## Listed entries
......

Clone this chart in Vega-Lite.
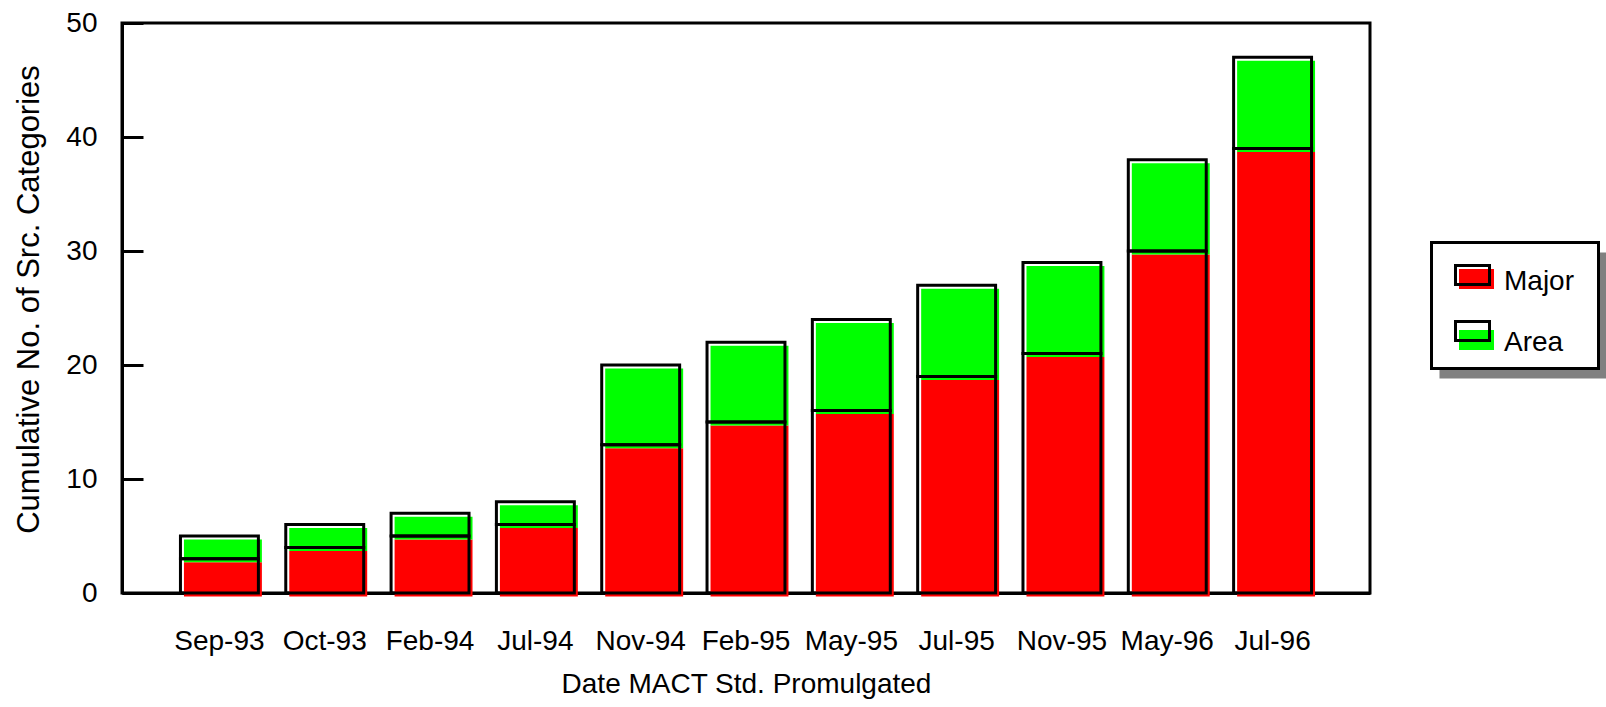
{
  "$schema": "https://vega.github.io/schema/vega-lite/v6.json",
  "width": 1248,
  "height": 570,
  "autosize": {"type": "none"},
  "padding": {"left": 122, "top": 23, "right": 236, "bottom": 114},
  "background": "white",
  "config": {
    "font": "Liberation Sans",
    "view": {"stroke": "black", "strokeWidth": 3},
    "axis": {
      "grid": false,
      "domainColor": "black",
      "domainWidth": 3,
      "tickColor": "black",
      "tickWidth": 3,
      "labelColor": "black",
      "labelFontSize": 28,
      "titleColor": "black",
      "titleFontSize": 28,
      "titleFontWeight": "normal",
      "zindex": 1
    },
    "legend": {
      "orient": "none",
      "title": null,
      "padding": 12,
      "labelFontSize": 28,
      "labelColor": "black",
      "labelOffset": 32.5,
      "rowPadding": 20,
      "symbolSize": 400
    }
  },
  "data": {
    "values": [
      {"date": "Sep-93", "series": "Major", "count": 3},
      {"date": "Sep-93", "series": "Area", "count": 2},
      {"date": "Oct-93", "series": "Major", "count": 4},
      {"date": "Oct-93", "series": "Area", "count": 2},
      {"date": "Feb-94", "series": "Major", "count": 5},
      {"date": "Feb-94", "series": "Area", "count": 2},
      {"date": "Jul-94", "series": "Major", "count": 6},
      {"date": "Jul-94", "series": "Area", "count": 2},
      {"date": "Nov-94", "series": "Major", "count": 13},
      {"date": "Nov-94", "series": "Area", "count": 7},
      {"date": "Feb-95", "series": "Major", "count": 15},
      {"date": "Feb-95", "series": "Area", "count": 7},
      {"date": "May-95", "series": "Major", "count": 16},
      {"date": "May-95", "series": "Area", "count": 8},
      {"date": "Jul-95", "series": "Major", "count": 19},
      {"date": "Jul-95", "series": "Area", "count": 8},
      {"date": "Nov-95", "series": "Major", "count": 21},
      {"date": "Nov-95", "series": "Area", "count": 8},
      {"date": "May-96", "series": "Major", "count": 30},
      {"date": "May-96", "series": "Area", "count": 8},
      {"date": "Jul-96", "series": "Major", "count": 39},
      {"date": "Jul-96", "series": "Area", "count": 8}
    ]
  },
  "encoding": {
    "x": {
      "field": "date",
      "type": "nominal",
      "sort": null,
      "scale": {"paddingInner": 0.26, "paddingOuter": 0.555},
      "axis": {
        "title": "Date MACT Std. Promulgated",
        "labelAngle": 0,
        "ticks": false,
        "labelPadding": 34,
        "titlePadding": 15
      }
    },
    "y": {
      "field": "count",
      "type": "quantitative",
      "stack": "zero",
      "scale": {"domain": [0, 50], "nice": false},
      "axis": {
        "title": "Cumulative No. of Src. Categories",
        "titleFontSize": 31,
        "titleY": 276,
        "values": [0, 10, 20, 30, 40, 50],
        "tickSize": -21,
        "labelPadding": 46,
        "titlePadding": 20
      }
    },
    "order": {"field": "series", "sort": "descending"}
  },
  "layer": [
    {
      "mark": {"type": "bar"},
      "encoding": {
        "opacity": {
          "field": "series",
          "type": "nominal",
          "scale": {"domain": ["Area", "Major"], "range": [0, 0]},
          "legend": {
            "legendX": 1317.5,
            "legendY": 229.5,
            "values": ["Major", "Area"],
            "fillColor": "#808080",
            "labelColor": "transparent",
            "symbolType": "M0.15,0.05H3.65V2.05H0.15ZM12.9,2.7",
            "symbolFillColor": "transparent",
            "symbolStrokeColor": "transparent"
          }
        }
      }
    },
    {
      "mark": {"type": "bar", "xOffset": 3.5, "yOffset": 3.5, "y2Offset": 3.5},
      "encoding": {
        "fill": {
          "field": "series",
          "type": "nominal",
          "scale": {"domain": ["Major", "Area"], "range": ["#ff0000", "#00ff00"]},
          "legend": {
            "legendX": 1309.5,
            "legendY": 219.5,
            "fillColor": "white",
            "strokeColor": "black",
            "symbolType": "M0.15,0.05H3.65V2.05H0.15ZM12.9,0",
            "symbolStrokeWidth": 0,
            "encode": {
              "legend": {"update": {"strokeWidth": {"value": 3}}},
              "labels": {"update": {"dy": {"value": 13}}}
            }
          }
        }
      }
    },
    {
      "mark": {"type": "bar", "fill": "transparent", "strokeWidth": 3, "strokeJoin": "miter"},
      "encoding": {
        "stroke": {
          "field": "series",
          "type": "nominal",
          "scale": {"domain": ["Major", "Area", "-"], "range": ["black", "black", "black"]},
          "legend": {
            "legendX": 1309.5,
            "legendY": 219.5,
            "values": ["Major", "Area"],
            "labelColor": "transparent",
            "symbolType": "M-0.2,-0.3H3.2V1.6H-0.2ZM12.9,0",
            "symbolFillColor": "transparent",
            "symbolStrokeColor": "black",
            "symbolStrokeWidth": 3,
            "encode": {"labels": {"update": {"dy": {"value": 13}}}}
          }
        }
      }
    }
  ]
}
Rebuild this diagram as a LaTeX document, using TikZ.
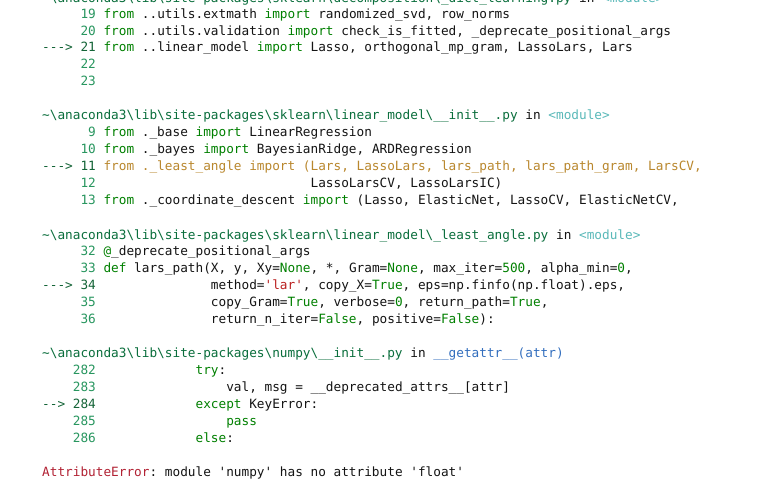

......

## Task requirements
Leave out the pictures and output the rest of the material exactly as written.

## Answer in full
Clone this chart in Vega-Lite.
{
  "$schema": "https://vega.github.io/schema/vega-lite/v6.json",
  "width": 1248,
  "height": 570,
  "autosize": {"type": "none"},
  "padding": {"left": 122, "top": 23, "right": 236, "bottom": 114},
  "background": "white",
  "config": {
    "font": "Liberation Sans",
    "view": {"stroke": "black", "strokeWidth": 3},
    "axis": {
      "grid": false,
      "domainColor": "black",
      "domainWidth": 3,
      "tickColor": "black",
      "tickWidth": 3,
      "labelColor": "black",
      "labelFontSize": 28,
      "titleColor": "black",
      "titleFontSize": 28,
      "titleFontWeight": "normal",
      "zindex": 1
    },
    "legend": {
      "orient": "none",
      "title": null,
      "padding": 12,
      "labelFontSize": 28,
      "labelColor": "black",
      "labelOffset": 32.5,
      "rowPadding": 20,
      "symbolSize": 400
    }
  },
  "data": {
    "values": [
      {"date": "Sep-93", "series": "Major", "count": 3},
      {"date": "Sep-93", "series": "Area", "count": 2},
      {"date": "Oct-93", "series": "Major", "count": 4},
      {"date": "Oct-93", "series": "Area", "count": 2},
      {"date": "Feb-94", "series": "Major", "count": 5},
      {"date": "Feb-94", "series": "Area", "count": 2},
      {"date": "Jul-94", "series": "Major", "count": 6},
      {"date": "Jul-94", "series": "Area", "count": 2},
      {"date": "Nov-94", "series": "Major", "count": 13},
      {"date": "Nov-94", "series": "Area", "count": 7},
      {"date": "Feb-95", "series": "Major", "count": 15},
      {"date": "Feb-95", "series": "Area", "count": 7},
      {"date": "May-95", "series": "Major", "count": 16},
      {"date": "May-95", "series": "Area", "count": 8},
      {"date": "Jul-95", "series": "Major", "count": 19},
      {"date": "Jul-95", "series": "Area", "count": 8},
      {"date": "Nov-95", "series": "Major", "count": 21},
      {"date": "Nov-95", "series": "Area", "count": 8},
      {"date": "May-96", "series": "Major", "count": 30},
      {"date": "May-96", "series": "Area", "count": 8},
      {"date": "Jul-96", "series": "Major", "count": 39},
      {"date": "Jul-96", "series": "Area", "count": 8}
    ]
  },
  "encoding": {
    "x": {
      "field": "date",
      "type": "nominal",
      "sort": null,
      "scale": {"paddingInner": 0.26, "paddingOuter": 0.555},
      "axis": {
        "title": "Date MACT Std. Promulgated",
        "labelAngle": 0,
        "ticks": false,
        "labelPadding": 34,
        "titlePadding": 15
      }
    },
    "y": {
      "field": "count",
      "type": "quantitative",
      "stack": "zero",
      "scale": {"domain": [0, 50], "nice": false},
      "axis": {
        "title": "Cumulative No. of Src. Categories",
        "titleFontSize": 31,
        "titleY": 276,
        "values": [0, 10, 20, 30, 40, 50],
        "tickSize": -21,
        "labelPadding": 46,
        "titlePadding": 20
      }
    },
    "order": {"field": "series", "sort": "descending"}
  },
  "layer": [
    {
      "mark": {"type": "bar"},
      "encoding": {
        "opacity": {
          "field": "series",
          "type": "nominal",
          "scale": {"domain": ["Area", "Major"], "range": [0, 0]},
          "legend": {
            "legendX": 1317.5,
            "legendY": 229.5,
            "values": ["Major", "Area"],
            "fillColor": "#808080",
            "labelColor": "transparent",
            "symbolType": "M0.15,0.05H3.65V2.05H0.15ZM12.9,2.7",
            "symbolFillColor": "transparent",
            "symbolStrokeColor": "transparent"
          }
        }
      }
    },
    {
      "mark": {"type": "bar", "xOffset": 3.5, "yOffset": 3.5, "y2Offset": 3.5},
      "encoding": {
        "fill": {
          "field": "series",
          "type": "nominal",
          "scale": {"domain": ["Major", "Area"], "range": ["#ff0000", "#00ff00"]},
          "legend": {
            "legendX": 1309.5,
            "legendY": 219.5,
            "fillColor": "white",
            "strokeColor": "black",
            "symbolType": "M0.15,0.05H3.65V2.05H0.15ZM12.9,0",
            "symbolStrokeWidth": 0,
            "encode": {
              "legend": {"update": {"strokeWidth": {"value": 3}}},
              "labels": {"update": {"dy": {"value": 13}}}
            }
          }
        }
      }
    },
    {
      "mark": {"type": "bar", "fill": "transparent", "strokeWidth": 3, "strokeJoin": "miter"},
      "encoding": {
        "stroke": {
          "field": "series",
          "type": "nominal",
          "scale": {"domain": ["Major", "Area", "-"], "range": ["black", "black", "black"]},
          "legend": {
            "legendX": 1309.5,
            "legendY": 219.5,
            "values": ["Major", "Area"],
            "labelColor": "transparent",
            "symbolType": "M-0.2,-0.3H3.2V1.6H-0.2ZM12.9,0",
            "symbolFillColor": "transparent",
            "symbolStrokeColor": "black",
            "symbolStrokeWidth": 3,
            "encode": {"labels": {"update": {"dy": {"value": 13}}}}
          }
        }
      }
    }
  ]
}
Rebuild this diagram as a LaTeX document, using TikZ.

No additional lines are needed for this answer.